Stages of the Machine Learning Lifecycle
- Problem Formation and Understanding
- Data Collection and Preparation
- Model Training and Testing
- Model Deployment and Maintenance
Problem Formation and Understanding
The journey begins with identifying and understanding the problem you want to solve. This stage is all about exploring the current business processes to see where machine learning can add value. It's important to remember that not every problem is a good fit for machine learning. During this stage, you'll need to ask critical questions:
- Is machine learning the right solution for this problem?
- What are the ethical considerations?
- What are the desired inputs and outputs?
- What level of prediction error is acceptable?
No machine learning model is perfect. There will always be some errors, false positives, and false negatives. Deciding what level of accuracy is acceptable upfront is crucial.
Data Collection and Preparation
Data is the lifeblood of any machine learning project. In this stage, you'll source the necessary data. This data could come from internal databases, clients, open-source platforms, or even third-party vendors. The raw data you collect is rarely in a state that a machine can learn from. Therefore, a significant amount of time is spent preparing this data. Key tasks include:
- Labeling data
- Removing irrelevant features
- Discarding outliers
- Transforming data
- Imputing missing values
Once the data is prepped, it's split into three subsets: training, validation, and testing. Typically, 80% of the data is used for training, 10% for validation, and 10% for testing. This split ensures that the model can be validated and tested on data it hasn't seen before, which is crucial for assessing its performance.

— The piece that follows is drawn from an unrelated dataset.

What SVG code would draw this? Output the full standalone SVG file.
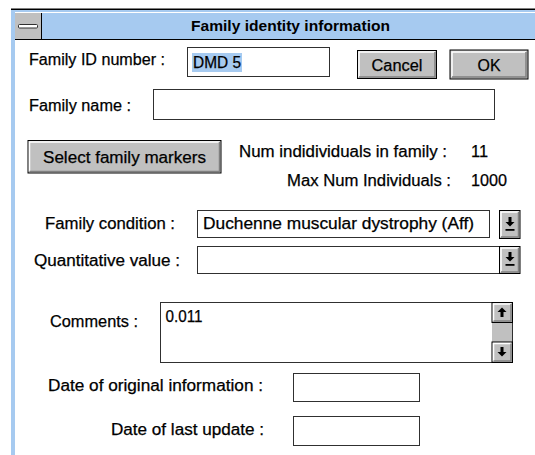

Model Training and Testing
With your data ready, it's time to train your machine learning model. This involves selecting an appropriate algorithm and feeding it the processed data. The training process consists of multiple passes over the data to build the model. During this stage, you'll:
- Experiment with different algorithms
- Fine-tune parameters
- Evaluate the model's performance
This iterative process continues until you achieve a well-performing model. The goal is to create a model that can make accurate predictions on new, unseen data.
Model Deployment and Maintenance
Once your model is trained and tested, it's ready for deployment. This means putting the model into production so it can start making real-world predictions. However, the work doesn't stop here. You'll need to set up a regular schedule for retraining the model and monitoring its performance. This ensures that the model continues to perform well over time and adapts to any changes in the data or environment.
The machine learning lifecycle is a structured and iterative process that guides the development of machine learning models. It starts with understanding the problem, moves through data collection and preparation, proceeds to model training and testing, and concludes with deployment and maintenance. Each stage is critical and requires careful attention to detail.
By following this lifecycle, you can build machine learning models that are not only accurate but also reliable and adaptable to changing conditions. Remember, the key to success in machine learning is not just the algorithms but also the quality of the data and the thoroughness of the preparation and evaluation processes.